Another method, supposedly attributed to Australian Aboriginies, is to catch a laden honey bee, affix a bit of down to it with wax, and follow it as it flies super slowly thanks to the extra weight and drag (although from the account I read, the bee-followers still tripped over bushes and stuff during the pursuit.)

That method sounds like a precursor to what bee researches do nowadays when tracking which bees go to which hives and when – by marking them with paint, or, more hi-techly, attaching a barcode to captured bees and installing a laser barcode reader at the hives’ entrances.  (And if they wanted to annoy all the forest creatures they could include the “beeboop” scanner sound like at the supermarket.)

Where do I find these bees in the first place?

Honey bees range all over the earth, with the exceptions of the Sahara and arctic regions.  Look around flowering plants in your area and cross your fingers.  There is widespread concern these days that honey bee populations are dwindling, so if you have the ability and would like to help out our friendly honey-makers yourself, consider planting a bee garden with some of their favorite flowers.

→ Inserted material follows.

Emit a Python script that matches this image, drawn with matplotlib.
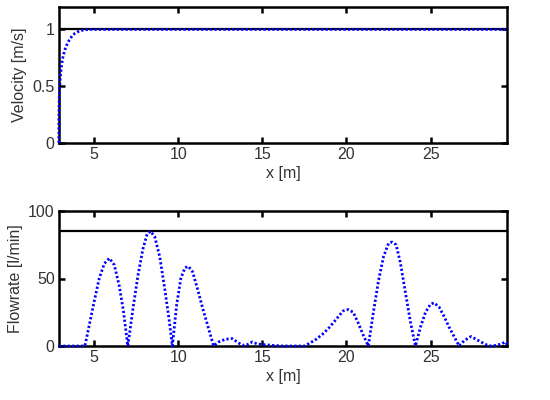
import matplotlib
matplotlib.use('Agg')
import matplotlib.pyplot as plt

# velocity along x (top panel)
vel_x = [2.9, 2.9, 2.91, 2.93, 2.96, 3.0, 3.05, 3.12, 3.2, 3.3, 3.42, 3.55, 3.7, 3.85,
         4.0, 4.2, 4.4, 4.7, 5.2, 29.55]
vel_y = [0.0, 0.2, 0.3, 0.42, 0.52, 0.6, 0.67, 0.74, 0.79, 0.84, 0.88, 0.915, 0.945, 0.965,
         0.978, 0.99, 0.996, 1.0, 1.0, 1.0]
vel_ref = 1.0

# flowrate along x (bottom panel)
flow_x = [2.9, 4.45, 4.7, 5.0, 5.3, 5.6, 5.9, 6.2, 6.5, 6.75, 7.0,
          7.3, 7.6, 7.9, 8.15, 8.35, 8.6, 8.9, 9.2, 9.45, 9.65,
          9.9, 10.15, 10.4, 10.6, 10.85, 11.15, 11.45, 11.8, 12.1,
          12.4, 12.8, 13.2, 13.5, 13.8, 14.1, 14.4, 14.7, 15.1, 15.6, 16.2, 17.5,
          17.8, 18.2, 18.6, 19.0, 19.4, 19.8, 20.1, 20.4, 20.7, 21.0, 21.3,
          21.6, 21.9, 22.2, 22.5, 22.7, 22.95, 23.2, 23.5, 23.8, 24.1,
          24.4, 24.7, 25.0, 25.2, 25.5, 25.8, 26.1, 26.4, 26.7,
          27.0, 27.4, 27.7, 28.0, 28.3, 28.6, 28.9, 29.2, 29.45, 29.55]
flow_y = [0, 0, 15, 33, 50, 61, 65, 60, 44, 25, 0,
          27, 52, 72, 83, 85, 81, 66, 42, 20, 0,
          30, 50, 58, 59, 55, 42, 28, 13, 0,
          3, 5, 5.5, 3, 0.5, 1, 3, 1.5, 1, 0.5, 0, 0,
          2, 5, 9, 14, 20, 26, 27, 25, 17, 8, 0,
          25, 48, 66, 76, 77, 75, 62, 40, 18, 0,
          14, 25, 31, 32, 29, 22, 14, 7, 0,
          4, 7, 5, 3, 1, 0, 0.5, 1.5, 3, 1]
flow_ref = 85

plt.rcParams['font.family'] = ['Liberation Sans', 'DejaVu Sans']
fs = 11.5
txt = '#333333'

fig = plt.figure(figsize=(5.5, 4), dpi=100)
ax1 = fig.add_axes([0.107, 0.643, 0.815, 0.340])
ax2 = fig.add_axes([0.107, 0.135, 0.815, 0.3375])


def style(ax):
    for s in ax.spines.values():
        s.set_linewidth(1.8)
        s.set_color('black')
    ax.tick_params(direction='in', top=True, right=True, length=4, width=1.8,
                   colors='black', labelcolor=txt, labelsize=fs, pad=3)
    ax.set_xlim(2.9, 29.55)
    ax.set_xticks([5, 10, 15, 20, 25])
    ax.set_xlabel('x [m]', color=txt, fontsize=fs, labelpad=3)


ax1.axhline(vel_ref, color='black', lw=1.6)
ax1.plot(vel_x, vel_y, color='#0000ff', lw=2, linestyle=(0, (0.8, 0.8)),
         zorder=3, clip_on=False)
ax1.set_ylim(0, 1.2)
ax1.set_yticks([0, 0.5, 1])
ax1.set_yticklabels(['0', '0.5', '1'])
ax1.set_ylabel('Velocity [m/s]', color=txt, fontsize=fs, labelpad=4)
style(ax1)

ax2.axhline(flow_ref, color='black', lw=1.6)
ax2.plot(flow_x, flow_y, color='#0000ff', lw=2, linestyle=(0, (0.8, 0.8)),
         zorder=3, clip_on=False)
ax2.set_ylim(0, 100)
ax2.set_yticks([0, 50, 100])
ax2.set_ylabel('Flowrate [l/min]', color=txt, fontsize=fs, labelpad=4)
style(ax2)

fig.savefig('out.png', dpi=100)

And what is totally cool about bees and their favorite flowers is that not only do bees select flowers based on appearance and smell, they can actually sense the flowers’ electric fields!  Crazy.

What if a bee follows me home?

Those who find symbolism in the acts of nature might say that a bee following you is a sign that you are blessed with the gifts of community, communication, fertility and/or industriousness.  For bees who find symbolism in the acts of mankind, a bee following you means that you are wearing something that makes you seem like a flower, or that you have found the hive and the bee is escorting you back from whence you came.  Sprinting, in this case, may be advisable.